Available data:
* begin *

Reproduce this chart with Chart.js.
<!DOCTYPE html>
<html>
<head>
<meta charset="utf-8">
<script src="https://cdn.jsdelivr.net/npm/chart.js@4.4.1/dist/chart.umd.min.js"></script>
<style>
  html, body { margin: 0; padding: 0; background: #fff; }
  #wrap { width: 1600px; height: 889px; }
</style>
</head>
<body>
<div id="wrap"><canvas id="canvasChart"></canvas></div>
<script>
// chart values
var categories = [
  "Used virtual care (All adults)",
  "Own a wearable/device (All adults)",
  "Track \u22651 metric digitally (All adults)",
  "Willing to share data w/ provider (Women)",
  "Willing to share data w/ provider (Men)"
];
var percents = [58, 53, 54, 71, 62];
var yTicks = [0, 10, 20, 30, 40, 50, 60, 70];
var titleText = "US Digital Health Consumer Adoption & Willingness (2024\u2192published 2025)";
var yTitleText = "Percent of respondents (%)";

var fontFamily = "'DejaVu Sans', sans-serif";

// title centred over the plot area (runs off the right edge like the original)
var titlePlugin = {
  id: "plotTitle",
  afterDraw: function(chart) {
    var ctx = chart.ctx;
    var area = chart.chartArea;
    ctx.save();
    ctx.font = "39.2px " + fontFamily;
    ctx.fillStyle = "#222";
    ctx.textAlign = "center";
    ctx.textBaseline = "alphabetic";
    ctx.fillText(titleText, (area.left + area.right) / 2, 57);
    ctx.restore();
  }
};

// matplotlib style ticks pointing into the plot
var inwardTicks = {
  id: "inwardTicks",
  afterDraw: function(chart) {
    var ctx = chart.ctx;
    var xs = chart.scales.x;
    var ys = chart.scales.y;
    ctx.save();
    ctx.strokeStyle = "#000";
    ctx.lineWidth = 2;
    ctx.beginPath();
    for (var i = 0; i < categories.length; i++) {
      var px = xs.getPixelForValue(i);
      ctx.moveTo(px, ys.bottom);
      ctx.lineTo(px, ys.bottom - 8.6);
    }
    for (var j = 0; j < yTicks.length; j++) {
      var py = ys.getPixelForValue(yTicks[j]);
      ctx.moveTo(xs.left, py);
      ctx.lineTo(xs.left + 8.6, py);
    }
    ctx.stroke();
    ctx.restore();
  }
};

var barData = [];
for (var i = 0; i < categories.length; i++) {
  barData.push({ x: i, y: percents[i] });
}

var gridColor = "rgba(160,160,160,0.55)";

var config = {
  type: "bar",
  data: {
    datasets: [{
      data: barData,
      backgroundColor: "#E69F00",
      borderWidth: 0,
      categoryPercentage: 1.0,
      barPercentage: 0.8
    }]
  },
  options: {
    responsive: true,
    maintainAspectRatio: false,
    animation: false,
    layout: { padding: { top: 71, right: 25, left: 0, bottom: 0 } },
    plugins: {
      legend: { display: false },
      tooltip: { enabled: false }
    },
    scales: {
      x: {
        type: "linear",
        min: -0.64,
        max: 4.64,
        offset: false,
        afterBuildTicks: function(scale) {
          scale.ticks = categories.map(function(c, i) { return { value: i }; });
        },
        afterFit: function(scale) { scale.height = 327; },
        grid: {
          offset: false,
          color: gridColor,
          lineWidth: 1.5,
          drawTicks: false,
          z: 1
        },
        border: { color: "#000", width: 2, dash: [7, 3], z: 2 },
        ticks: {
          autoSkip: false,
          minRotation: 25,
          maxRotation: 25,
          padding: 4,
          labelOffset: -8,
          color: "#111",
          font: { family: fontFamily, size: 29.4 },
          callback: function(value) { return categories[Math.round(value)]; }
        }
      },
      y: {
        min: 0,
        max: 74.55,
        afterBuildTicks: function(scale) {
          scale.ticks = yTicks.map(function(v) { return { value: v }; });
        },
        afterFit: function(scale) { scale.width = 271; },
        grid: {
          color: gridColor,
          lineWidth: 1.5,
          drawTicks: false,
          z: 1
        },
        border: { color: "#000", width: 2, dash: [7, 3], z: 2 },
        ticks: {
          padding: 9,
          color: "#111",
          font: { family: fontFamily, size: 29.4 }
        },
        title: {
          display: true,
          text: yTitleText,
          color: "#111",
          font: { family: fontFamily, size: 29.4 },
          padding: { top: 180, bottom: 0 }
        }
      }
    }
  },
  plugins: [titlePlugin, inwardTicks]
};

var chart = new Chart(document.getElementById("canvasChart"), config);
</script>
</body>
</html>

* end *

Stated problem: Using the data above, reproduce every line exactly.

Exercise solution:
Reproduce this chart with Chart.js.
<!DOCTYPE html>
<html>
<head>
<meta charset="utf-8">
<script src="https://cdn.jsdelivr.net/npm/chart.js@4.4.1/dist/chart.umd.min.js"></script>
<style>
  html, body { margin: 0; padding: 0; background: #fff; }
  #wrap { width: 1600px; height: 889px; }
</style>
</head>
<body>
<div id="wrap"><canvas id="canvasChart"></canvas></div>
<script>
// chart values
var categories = [
  "Used virtual care (All adults)",
  "Own a wearable/device (All adults)",
  "Track \u22651 metric digitally (All adults)",
  "Willing to share data w/ provider (Women)",
  "Willing to share data w/ provider (Men)"
];
var percents = [58, 53, 54, 71, 62];
var yTicks = [0, 10, 20, 30, 40, 50, 60, 70];
var titleText = "US Digital Health Consumer Adoption & Willingness (2024\u2192published 2025)";
var yTitleText = "Percent of respondents (%)";

var fontFamily = "'DejaVu Sans', sans-serif";

// title centred over the plot area (runs off the right edge like the original)
var titlePlugin = {
  id: "plotTitle",
  afterDraw: function(chart) {
    var ctx = chart.ctx;
    var area = chart.chartArea;
    ctx.save();
    ctx.font = "39.2px " + fontFamily;
    ctx.fillStyle = "#222";
    ctx.textAlign = "center";
    ctx.textBaseline = "alphabetic";
    ctx.fillText(titleText, (area.left + area.right) / 2, 57);
    ctx.restore();
  }
};

// matplotlib style ticks pointing into the plot
var inwardTicks = {
  id: "inwardTicks",
  afterDraw: function(chart) {
    var ctx = chart.ctx;
    var xs = chart.scales.x;
    var ys = chart.scales.y;
    ctx.save();
    ctx.strokeStyle = "#000";
    ctx.lineWidth = 2;
    ctx.beginPath();
    for (var i = 0; i < categories.length; i++) {
      var px = xs.getPixelForValue(i);
      ctx.moveTo(px, ys.bottom);
      ctx.lineTo(px, ys.bottom - 8.6);
    }
    for (var j = 0; j < yTicks.length; j++) {
      var py = ys.getPixelForValue(yTicks[j]);
      ctx.moveTo(xs.left, py);
      ctx.lineTo(xs.left + 8.6, py);
    }
    ctx.stroke();
    ctx.restore();
  }
};

var barData = [];
for (var i = 0; i < categories.length; i++) {
  barData.push({ x: i, y: percents[i] });
}

var gridColor = "rgba(160,160,160,0.55)";

var config = {
  type: "bar",
  data: {
    datasets: [{
      data: barData,
      backgroundColor: "#E69F00",
      borderWidth: 0,
      categoryPercentage: 1.0,
      barPercentage: 0.8
    }]
  },
  options: {
    responsive: true,
    maintainAspectRatio: false,
    animation: false,
    layout: { padding: { top: 71, right: 25, left: 0, bottom: 0 } },
    plugins: {
      legend: { display: false },
      tooltip: { enabled: false }
    },
    scales: {
      x: {
        type: "linear",
        min: -0.64,
        max: 4.64,
        offset: false,
        afterBuildTicks: function(scale) {
          scale.ticks = categories.map(function(c, i) { return { value: i }; });
        },
        afterFit: function(scale) { scale.height = 327; },
        grid: {
          offset: false,
          color: gridColor,
          lineWidth: 1.5,
          drawTicks: false,
          z: 1
        },
        border: { color: "#000", width: 2, dash: [7, 3], z: 2 },
        ticks: {
          autoSkip: false,
          minRotation: 25,
          maxRotation: 25,
          padding: 4,
          labelOffset: -8,
          color: "#111",
          font: { family: fontFamily, size: 29.4 },
          callback: function(value) { return categories[Math.round(value)]; }
        }
      },
      y: {
        min: 0,
        max: 74.55,
        afterBuildTicks: function(scale) {
          scale.ticks = yTicks.map(function(v) { return { value: v }; });
        },
        afterFit: function(scale) { scale.width = 271; },
        grid: {
          color: gridColor,
          lineWidth: 1.5,
          drawTicks: false,
          z: 1
        },
        border: { color: "#000", width: 2, dash: [7, 3], z: 2 },
        ticks: {
          padding: 9,
          color: "#111",
          font: { family: fontFamily, size: 29.4 }
        },
        title: {
          display: true,
          text: yTitleText,
          color: "#111",
          font: { family: fontFamily, size: 29.4 },
          padding: { top: 180, bottom: 0 }
        }
      }
    }
  },
  plugins: [titlePlugin, inwardTicks]
};

var chart = new Chart(document.getElementById("canvasChart"), config);
</script>
</body>
</html>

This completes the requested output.